Das kann sich sein Nachfolger als Bezirksvorsteher, der CDU-Ratsherr Herbert Pauls, gar nicht vorstellen. Er hat nichts gegen Erläuterungen, auch nicht bei Paul von Lettow-Vorbeck. „Nur sachlich müssen sie sein und nicht einseitig“, sagt Pauls deutlich. „Und ich halte es nicht für richtig, die Diskussion zur Umbenennung nun nach dem eindeutigen Votum der Bürger nun noch einmal neu zu führen“, sagt Pauls.

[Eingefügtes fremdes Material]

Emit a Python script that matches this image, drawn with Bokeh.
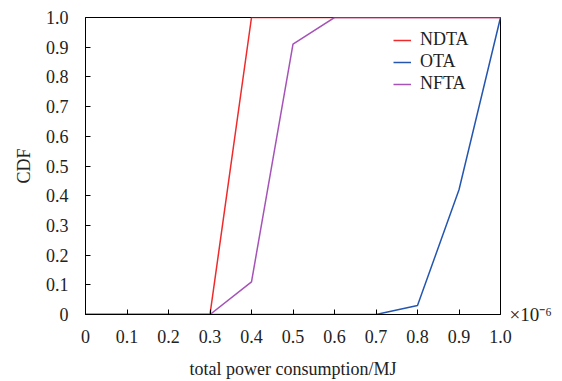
from bokeh.plotting import figure
from bokeh.models import FixedTicker, Legend, LegendItem, LinearAxis
from bokeh.embed import file_html
from bokeh.resources import INLINE

x_vals = [0, 0.1, 0.2, 0.3, 0.4, 0.5, 0.6, 0.7, 0.8, 0.9, 1.0]
ndta = [0, 0, 0, 0, 1.0, 1.0, 1.0, 1.0, 1.0, 1.0, 1.0]
ota = [0, 0, 0, 0, 0, 0, 0, 0, 0.03, 0.42, 1.0]
nfta = [0, 0, 0, 0, 0.11, 0.91, 1.0, 1.0, 1.0, 1.0, 1.0]
ticks = [0, 0.1, 0.2, 0.3, 0.4, 0.5, 0.6, 0.7, 0.8, 0.9, 1.0]
tick_labels = {0: "0", 0.1: "0.1", 0.2: "0.2", 0.3: "0.3", 0.4: "0.4", 0.5: "0.5",
               0.6: "0.6", 0.7: "0.7", 0.8: "0.8", 0.9: "0.9", 1.0: "1.0"}
scale_label = "×10⁻⁶"

FONT = "Liberation Serif"
TXT = "#222222"

p = figure(width=562, height=381, x_range=(0, 1.0), y_range=(0, 1.0),
           output_backend="svg", toolbar_location=None,
           min_border_left=85, min_border_top=17, min_border_right=62, min_border_bottom=65)
p.xgrid.visible = False
p.ygrid.visible = False
p.outline_line_color = "black"
p.outline_line_width = 1

for ax in (p.xaxis[0], p.yaxis[0]):
    ax.ticker = FixedTicker(ticks=ticks)
    ax.major_label_overrides = tick_labels
    ax.major_tick_in = 5
    ax.major_tick_out = 0
    ax.minor_tick_line_color = None
    ax.axis_line_color = "black"
    ax.major_tick_line_color = "black"
    ax.major_label_text_font = FONT
    ax.major_label_text_font_size = "18px"
    ax.major_label_text_color = TXT
    ax.axis_label_text_font = FONT
    ax.axis_label_text_font_size = "18px"
    ax.axis_label_text_font_style = "normal"
    ax.axis_label_text_color = TXT

p.xaxis.axis_label = "total power consumption/MJ"
p.yaxis.axis_label = "CDF"
p.xaxis.major_label_standoff = 15
p.yaxis.major_label_standoff = 17
p.xaxis.axis_label_standoff = 13
p.yaxis.axis_label_standoff = 9

right_ax = LinearAxis(ticker=FixedTicker(ticks=[0]), major_label_overrides={0: scale_label},
                      axis_line_color=None, major_tick_line_color=None,
                      minor_tick_line_color=None, major_label_standoff=3,
                      major_label_text_font=FONT, major_label_text_font_size="19px",
                      major_label_text_color=TXT)
p.add_layout(right_ax, "right")

r1 = p.line(x_vals, ndta, line_color="#f02a2a", line_width=1.5)
r2 = p.line(x_vals, ota, line_color="#2456b0", line_width=1.5)
r3 = p.line(x_vals, nfta, line_color="#a653b8", line_width=1.5)

legend = Legend(items=[LegendItem(label="NDTA", renderers=[r1]),
                       LegendItem(label="OTA", renderers=[r2]),
                       LegendItem(label="NFTA", renderers=[r3])],
                location=(308, 220))
legend.border_line_color = None
legend.background_fill_alpha = 0
legend.label_text_font = FONT
legend.label_text_font_size = "18px"
legend.label_text_color = TXT
legend.glyph_width = 18
legend.label_standoff = 9
legend.spacing = 1
legend.label_height = 18
legend.padding = 0
p.add_layout(legend)

open("out.html", "w").write(file_html(p, INLINE))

Genau das ist im Gange, seit Schiffers seinen Vorschlag im sozialen Netzwerk Facebook postete. Der grüne Fraktionssprecher Karl Sasserath fordert, Oberbürgermeister Hans-Wilhelm Reiners müsse, um Schaden vom Ansehen der Stadt abzuhalten, umgehend dafür sorgen, dass die Straße umbenannt werde. Und er liefert auch gleich einen Vorschlag für einen neuen Namen mit. „Der sozialen Tradition Mönchengladbachs würde es gut zu Gesichte stehen, in einem weiteren Schritt zum ehrenden Andenken an das bedeutende Mönchengladbacher Stifterehepaar Josef und Hilde Wilbertz zu benennen“, schreibt Sasserath. Die Josef-und-Hilde-Wilbertz-Stiftung unterstützt mit regelmäßigen Spenden eine Reihe von sozialen Einrichtungen in der Stadt, darunter auch das Arbeitslosenzentrum, dessen Geschäftsführer Sasserath ist.